Agora, é tudo mais programado. A N2, por exemplo, já não lhe esconde os segredos – em 2016, também de bicicleta, estreou-se na sua travessia; regressou no ano seguinte a correr – e por isso sabe o que o espera. Até Vila de Rei (o centro geodésico de Portugal) “é complicado”, com “troços muito difíceis” (como os sete quilómetros entre Vila Real e Peso da Régua, em que o declive é tal que terá de ir a travar), em estradas ‘fechadas’ e piso terrível”; depois vêm 300km ‘planos” até o Caldeirão se erguer em novas dificuldades. A rotina diária intensifica-se e passa a ser treino – quando corre, as distâncias são mais longas (“importante para o ciclismo”), a bicicleta sobe mais serras em modo BTT.
João Paulo diz que a sua vida é 50% de profissão e 50% de aventura e cada uma contamina a outra. Se vai, por exemplo, a Braga em trabalho, aproveita para ficar dois dias no Gerês em aventuras; quando se lança em aventuras “oficiais” (e já são 4108km acumulados), vai em missões solidárias, chamemos-lhes assim. Desde há três anos, dedica cada ano a uma causa: em 2018 tentou despertar consciências para o autismo-Asperger e em 2017 para a esclerose múltipla. “Estou sempre disponível a dar a cara por organizações”, admite, “há trabalhos que devem ser mais divulgados na sociedade civil e o desporto pode ajudar, não é um mundo isolado.”
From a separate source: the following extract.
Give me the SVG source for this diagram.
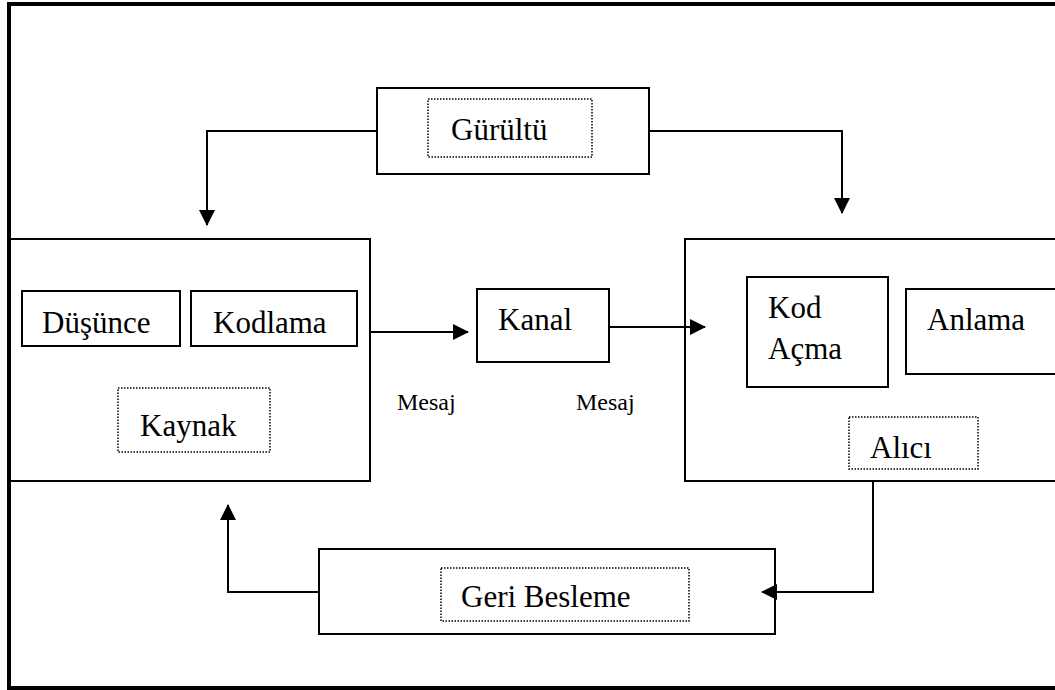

Quando João Paulo percorreu a N2 a correr, terá tido a companhia de cerca de cem pessoas, calcula, a maioria desconhecidos, que se lhe foram juntando em troços do percurso. Neste regresso à N2, com a camisola do lúpus, espera que a ele se juntem mais uns “amigos” também. Se não, haverá sempre uma próxima. João Paulo não se cansa de contar os quilómetros na N2 e antes do final do ano a ela voltará outra vez – e ao Douro, ao Alentejo, à serra do Caldeirão, as suas regiões preferidas.